How do you keep cross-border compliance lifestyle-friendly as your Taiwan exposure grows?
Cross-border tax planning can become heavy if you treat it as an annual scramble.
A lifestyle-friendly approach is building a “minimum viable compliance system” that scales with you.
Build a simple playbook for Taiwan-linked transactions
Keep a one-page internal guide:
- What counts as royalty/interest/services in your business
- What documents must be collected before first payment
- Who approves overseas payments
- Where treaty support documents are stored
Decide your risk tolerance and be consistent
Some SMEs choose conservative positions (withholding where uncertain) to avoid disputes.
Others invest in clearer contract splits and documentation so they can apply treaty positions confidently.
Either is workable—what causes problems is inconsistency and missing paperwork.
Use your advisors like a system, not a hotline
In practice, founders benefit most when corporate secretarial, accounting, and tax work is coordinated:
- Contract decisions are reflected in bookkeeping
- Board approvals are recorded properly
- Year-end tax computation ties back to monthly records
Corpzzy typically supports this by making the annual compliance calendar predictable and by helping founders set up routines that reduce last-minute surprises—especially when cross-border payments become frequent.
The core takeaway
The Singapore–Taiwan tax agreement can improve outcomes, but only if your business can operationalise it:
- Classify payments correctly
- Withhold (or claim relief) with evidence
- File on time
- Keep a clean, searchable record pack
That is what turns “international tax optimisation” into something practical for a Singapore Pte Ltd, rather than a source of ongoing stress.
Conclusion
If your Singapore Pte Ltd has Taiwan-linked customers, suppliers, or funding, the Singapore–Taiwan tax agreement is less about theory and more about day-to-day execution: the right withholding tax treatment at payment time, clean documentation for treaty positions, and IRAS-ready records for YA 2026 onwards.
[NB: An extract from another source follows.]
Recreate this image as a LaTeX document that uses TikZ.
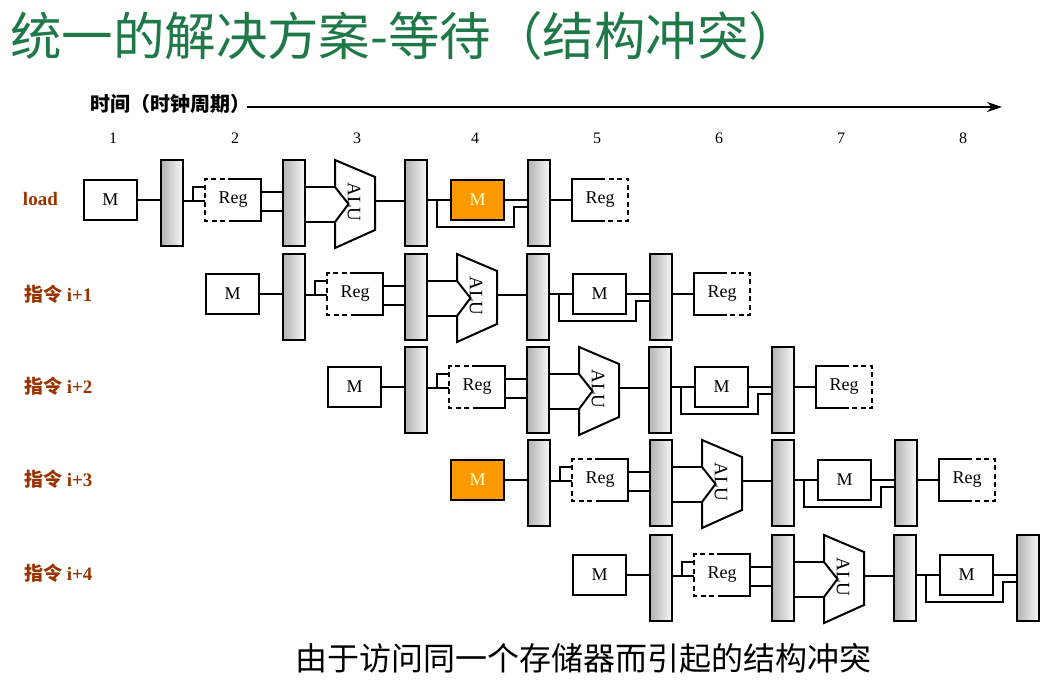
\documentclass[tikz,border=0pt]{standalone}
\usepackage{fontspec}
\setmainfont{Liberation Serif}
\newfontfamily\cjk{Noto Sans CJK SC}
\usetikzlibrary{arrows.meta,calc}
\definecolor{titlegreen}{RGB}{30,120,72}
\definecolor{lblbrown}{RGB}{153,51,0}
\definecolor{memorange}{RGB}{255,153,0}
\definecolor{memtext}{RGB}{255,255,205}
\begin{document}
\begin{tikzpicture}[x=1pt,y=-1pt,line width=2pt,
  bar/.style={draw,minimum width=22pt,minimum height=86pt,inner sep=0pt,left color=black!30,right color=black!3},
  mbox/.style={draw,fill=white,minimum width=53pt,minimum height=40pt,inner sep=0pt,font=\fontsize{18}{18}\selectfont},
  hot/.style={fill=memorange,text=memtext},
  regn/.style={minimum width=54pt,minimum height=40pt,inner sep=0pt,font=\fontsize{18}{18}\selectfont},
  alun/.style={minimum width=38pt,minimum height=86pt,inner sep=0pt},
  dsh/.style={dash pattern=on 5pt off 3.5pt},
  lbl/.style={anchor=west,inner sep=0pt,text=lblbrown,font=\bfseries\fontsize{19}{19}\selectfont},
  cyc/.style={font=\fontsize{16}{16}\selectfont}]
\fill[white] (0,0) rectangle (1055,695);
\useasboundingbox (0,0) rectangle (1055,695);
% title
\node[anchor=west,inner sep=0pt,text=titlegreen,font=\cjk\fontsize{51.5}{52}\selectfont] (title) at (9,36) {统一的解决方案-等待（结构冲突）};
% time axis
\node[anchor=west,inner sep=0pt,font=\cjk\bfseries\fontsize{20}{20}\selectfont] (hdr) at (89,104) {时间（时钟周期）};
\coordinate (tstart) at (247,107);
\coordinate (tend) at (1002,107);
\draw[-{Stealth[length=15pt,width=10pt]}] (tstart) -- (tend);
\foreach \i/\xx in {1/113,2/235,3/357,4/475,5/597,6/719,7/841,8/963}
  \node[cyc] (c\i) at (\xx,138) {\i};
% row labels
\node[lbl] (L0) at (22,199) {load};
\node[lbl] (L1) at (23,294) {{\cjk 指令} i+1};
\node[lbl] (L2) at (23,386) {{\cjk 指令} i+2};
\node[lbl] (L3) at (23,479) {{\cjk 指令} i+3};
\node[lbl] (L4) at (23,573) {{\cjk 指令} i+4};
% pipeline rows
\foreach \r/\dx/\dy in {0/0/0,1/122/94,2/244/187,3/367/280,4/489/375}{
 \ifnum\r=3 \tikzset{fcol/.style={hot}}\else\tikzset{fcol/.style={}}\fi
 \ifnum\r=0 \tikzset{dcol/.style={hot}}\else\tikzset{dcol/.style={}}\fi
 \begin{scope}[shift={(\dx,\dy)}]
  % IF
  \node[mbox,fcol] (F\r) at (110.5,200) {M};
  \node[bar] (A\r) at (172,203) {};
  \draw (F\r.east) -- (F\r.east -| A\r.west);
  % ID (register read/write)
  \node[regn] (R\r) at (233,200) {Reg};
  \draw (R\r.north) -- (R\r.north east) -- (R\r.south east) -- (R\r.south);
  \draw[dsh] (R\r.north) -- (R\r.north west) -- (R\r.south west) -- (R\r.south);
  \coordinate (a\r) at (193,201);
  \draw (A\r.east |- a\r) -- (R\r.west |- a\r);
  \draw (a\r) |- (R\r.west |- 0,187);
  \node[bar] (B\r) at (294,203) {};
  \draw (R\r.east |- 0,192) -- (B\r.west |- 0,192);
  \draw (R\r.east |- 0,211) -- (B\r.west |- 0,211);
  % EX
  \node[alun] (U\r) at (355,204) {};
  \draw[fill=white,line join=miter] (U\r.north west) -- ($(U\r.north east)+(0,17)$)
     -- ($(U\r.south east)+(0,-18)$) -- (U\r.south west) -- ($(U\r.west)+(0,18)$)
     -- ($(U\r.west)+(13.5,0)$) -- ($(U\r.west)+(0,-17)$) -- cycle;
  \node[rotate=-90,inner sep=0pt,font=\fontsize{19}{19}\selectfont] (T\r) at ($(U\r.center)+(-1,-2)$) {ALU};
  \draw (B\r.east |- 0,187) -- ($(U\r.west)+(0,-17)$);
  \draw (B\r.east |- 0,222) -- ($(U\r.west)+(0,18)$);
  \node[bar] (C\r) at (416,203) {};
  \draw (U\r.east |- 0,201) -- (C\r.west |- 0,201);
  % MEM
  \node[mbox,dcol] (D\r) at (477.5,200) {M};
  \draw (C\r.east |- D\r.west) -- (D\r.west);
  \node[bar] (E\r) at (539,203) {};
  \draw (D\r.east) -- (D\r.east -| E\r.west);
  \coordinate (j\r) at (437,200);
  \coordinate (k\r) at (514,227);
  \draw (j\r) |- (k\r) |- (E\r.west |- 0,207);
  % WB
  \ifnum\r<4
   \node[regn] (W\r) at (600,200) {Reg};
   \draw (W\r.north) -- (W\r.north west) -- (W\r.south west) -- (W\r.south);
   \draw[dsh] (W\r.north) -- (W\r.north east) -- (W\r.south east) -- (W\r.south);
   \draw (E\r.east |- W\r.west) -- (W\r.west);
  \fi
 \end{scope}
}
% caption
\node[inner sep=0pt,font=\cjk\fontsize{32}{32}\selectfont] (cap) at (583,658) {由于访问同一个存储器而引起的结构冲突};
\end{tikzpicture}
\end{document}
Most issues SMEs face come from avoidable gaps—bundled invoices, unclear contracts, missing proof of tax withheld, and leaving decisions until year-end. A small set of process upgrades in early 2026—vendor onboarding, invoice splits, monthly overseas payment reviews, and a tidy treaty support folder—often delivers the biggest reduction in risk and stress. For founders who want clarity and fewer surprises as they plan for 2026, having a steady compliance rhythm (with support from Corpzzy where helpful) can make cross-border growth much easier to manage.